Available data start
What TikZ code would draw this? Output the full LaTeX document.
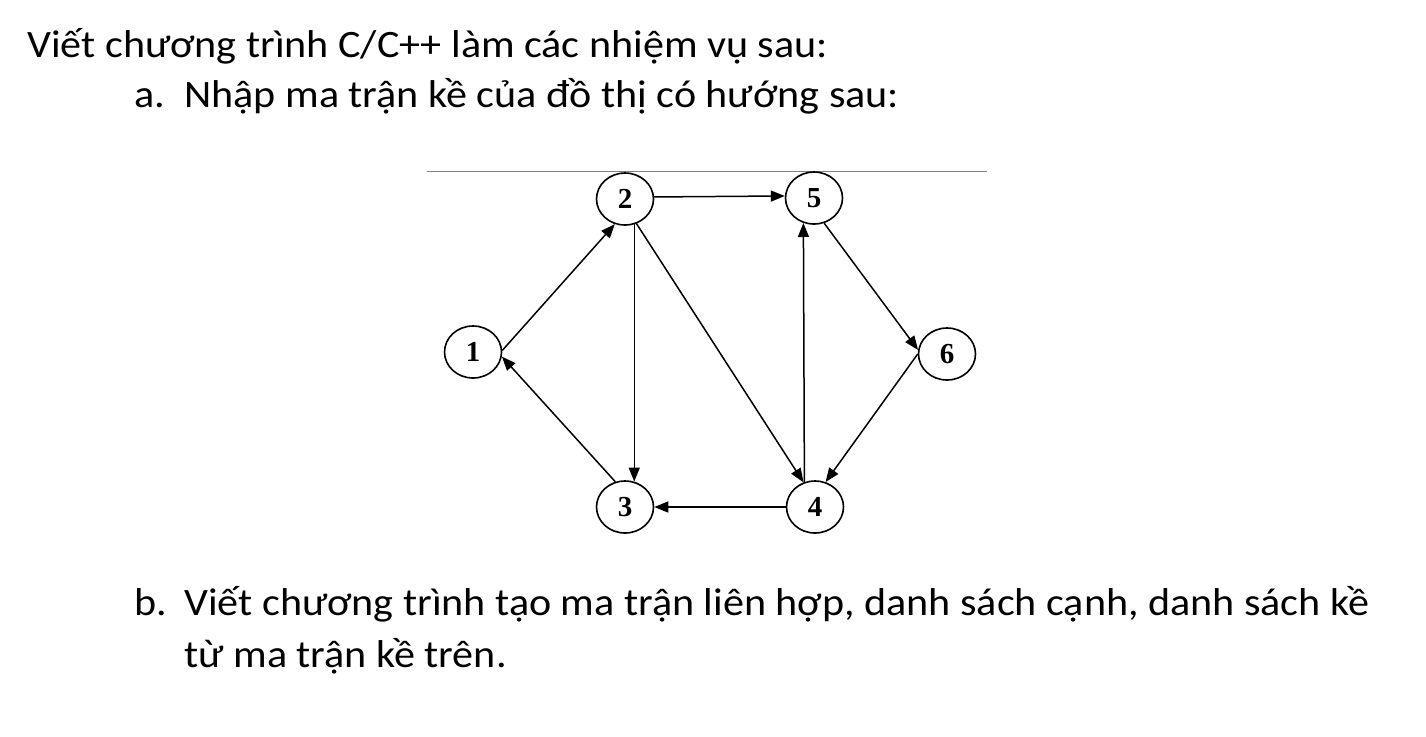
\documentclass[tikz,border=0pt]{standalone}
\usepackage{fontspec}
\setmainfont{Carlito}[FakeStretch = 1.085]
\newfontfamily\nodefont{Liberation Serif}
\usetikzlibrary{arrows.meta}
\usetikzlibrary{shapes.geometric}
\tikzset{txt/.style = {anchor = base west, inner sep = 0, font = \fontsize{19.4}{23}\selectfont}}
\tikzset{vert/.style = {draw, ellipse, line width = 0.8pt, minimum width = 28.5pt, minimum height = 26pt,
                        inner sep = 0, font = \nodefont\bfseries\fontsize{14.5}{14.5}\selectfont}}
\tikzset{arr/.style = {-{Triangle[length = 7pt, width = 5.5pt]}, line width = 0.75pt}}

\begin{document}
\begin{tikzpicture}[x = 0.5pt, y = -0.5pt]
    \useasboundingbox (0, 0) rectangle (1426, 736);

    \node [txt] (title) at (27, 57) {Viết chương trình C/C++ làm các nhiệm vụ sau:};
    \node [txt] (lbla) at (134, 107) {a.};
    \node [txt] (texta) at (184, 107) {Nhập ma trận kề của đồ thị có hướng sau:};
    \node [txt] (lblb) at (134, 615) {b.};
    \node [txt] (textb) at (184, 615) {Viết chương trình tạo ma trận liên hợp, danh sách cạnh, danh sách kề};
    \node [txt] (textc) at (184, 667) {từ ma trận kề trên.};

    \draw [gray, line width = 0.5pt] (427, 171) -- (987, 171);

    \node [vert] (n1) at (473, 352) {1};
    \node [vert] (n2) at (625, 199) {2};
    \node [vert] (n5) at (814, 198) {5};
    \node [vert] (n6) at (947, 354) {6};
    \node [vert] (n3) at (625, 507) {3};
    \node [vert] (n4) at (815, 507) {4};

    \draw [arr] (n1.3) -- (n2.248);
    \draw [arr] (n2.4) -- (n5.176);
    \draw [arr] (n2.290) -- (n3.70);
    \draw [arr] (n2.295) -- (n4.115);
    \draw [arr] (n5.292) -- (n6.172);
    \draw [arr] (n6.180) -- (n4.67);
    \draw [arr] (n4.113) -- (n5.247);
    \draw [arr] (n4.180) -- (n3.0);
    \draw [arr] (n3.111) -- (n1.351);
\end{tikzpicture}
\end{document}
Available data end
* Task to complete *
Give again exactly the lines running from the beginning of the material above through the line that contains "[vert] (n4) at", and leave out every picture.

* Output for this task *
What TikZ code would draw this? Output the full LaTeX document.
\documentclass[tikz,border=0pt]{standalone}
\usepackage{fontspec}
\setmainfont{Carlito}[FakeStretch = 1.085]
\newfontfamily\nodefont{Liberation Serif}
\usetikzlibrary{arrows.meta}
\usetikzlibrary{shapes.geometric}
\tikzset{txt/.style = {anchor = base west, inner sep = 0, font = \fontsize{19.4}{23}\selectfont}}
\tikzset{vert/.style = {draw, ellipse, line width = 0.8pt, minimum width = 28.5pt, minimum height = 26pt,
                        inner sep = 0, font = \nodefont\bfseries\fontsize{14.5}{14.5}\selectfont}}
\tikzset{arr/.style = {-{Triangle[length = 7pt, width = 5.5pt]}, line width = 0.75pt}}

\begin{document}
\begin{tikzpicture}[x = 0.5pt, y = -0.5pt]
    \useasboundingbox (0, 0) rectangle (1426, 736);

    \node [txt] (title) at (27, 57) {Viết chương trình C/C++ làm các nhiệm vụ sau:};
    \node [txt] (lbla) at (134, 107) {a.};
    \node [txt] (texta) at (184, 107) {Nhập ma trận kề của đồ thị có hướng sau:};
    \node [txt] (lblb) at (134, 615) {b.};
    \node [txt] (textb) at (184, 615) {Viết chương trình tạo ma trận liên hợp, danh sách cạnh, danh sách kề};
    \node [txt] (textc) at (184, 667) {từ ma trận kề trên.};

    \draw [gray, line width = 0.5pt] (427, 171) -- (987, 171);

    \node [vert] (n1) at (473, 352) {1};
    \node [vert] (n2) at (625, 199) {2};
    \node [vert] (n5) at (814, 198) {5};
    \node [vert] (n6) at (947, 354) {6};
    \node [vert] (n3) at (625, 507) {3};
    \node [vert] (n4) at (815, 507) {4};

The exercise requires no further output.